Die Bilder von den erheblichen Zerstörungen waren Auslöser für Spekulationen über hohe Opferzahlen. Auch Berichte, dass sich in der Startnacht hunderte Menschen vor dem Abheben in der Nähe des späteren Einschlagorts aufgehalten haben, nährten die Annahme, es müsse höhere Opferzahlen geben als von offiziellen Stellen eingeräumt.

LM-3B-Standardflugprofil
(Bild: CGWIC)
LM-3B-Standardflugprofil
(Bild: CGWIC)

Dass es in den zerstörten Gebäuden des Raumfahrtzentrums und den in einem angrenzenden Dorf nicht mehr Opfer gegeben habe, liegt nach Angaben aus China daran, dass die Menschen vor dem Start evakuiert worden seien. Mitarbeitern US-amerikanischer Unternehmen war von ihren Arbeitgebern untersagt worden, den Start vom Dach eines Gebäudes in der Nähe aus zu beobachten. Belastbare Berichte von Augenzeugen, die hohe Opferzahlen bestätigen würden, gibt es auch zwanzig Jahre nach dem Ereignis nicht.

An Bord des zu startenden Kommunikationssatelliten hatten sich Baugruppen befunden, die für den Betreiber eine verschlüsselte Kommunikation bei der Steuerung des Satelliten ermöglichen sollte (Telemetry Tracking and Control Encryption, TT&C). Die eingesetzte Technologie galt als geheim, die Möglichkeit eines vollständigen Reengineerings unter Zuhilfenahme geborgener Trümmer wurde China jedoch nicht zugetraut.

Mitarbeiter des Satellitenherstellers hatten versucht, kritische Baugruppen an der Absturzstelle zu bergen. Wegen der großen Mengen giftiger Treibstoffe waren sie dabei noch Stunden nach dem Absturz Gesundheitsgefahren ausgesetzt, als sie schließlich zum Ort des Einschlags vorgelassen wurden.

Sichergestellte Trümmer des zerstörten Satelliten konnten in die USA gebracht werden. Es war allerdings nicht gelungen, alle als sicherheitstechnisch sensibel eingeschätzten Baugruppen, darunter insbesondere zwei Platinen mit der Bezeichnung FAC-3R, zu bergen. Hinsichtlich der verwendeten Schlüssel erwartete man keine mögliche Auswirkungen auf andere Satelliten, da die für Intelsat 708 generierten Schlüssel nach Angaben des Satellitenherstellers nicht an Bord von anderen Raumfahrzeugen benutzt wurden und einzigartig waren.
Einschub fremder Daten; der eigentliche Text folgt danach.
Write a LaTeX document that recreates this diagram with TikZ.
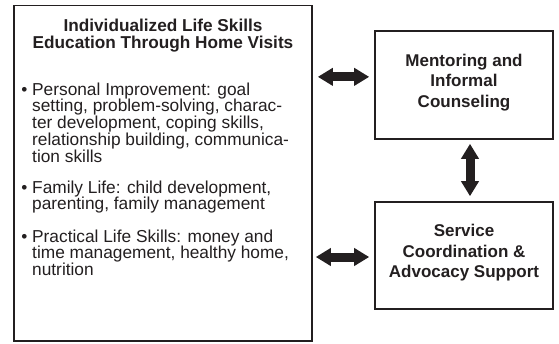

Der Start des Satelliten auf einer chinesischen Rakete hätte Intelsat zum damaligen Zeitpunkt rund 56 Millionen US-Dollar kosten sollen, rund die Hälfte dessen, was seinerzeit für einen Flug auf einer Ariane-Rakete berechnet wurde. Abgesehen von Intelsat 708 erreichten die Satelliten aus der Serie 701 bis 709 auf Ariane-4- und Atlas-II-Raketen Umlaufbahnen um die Erde.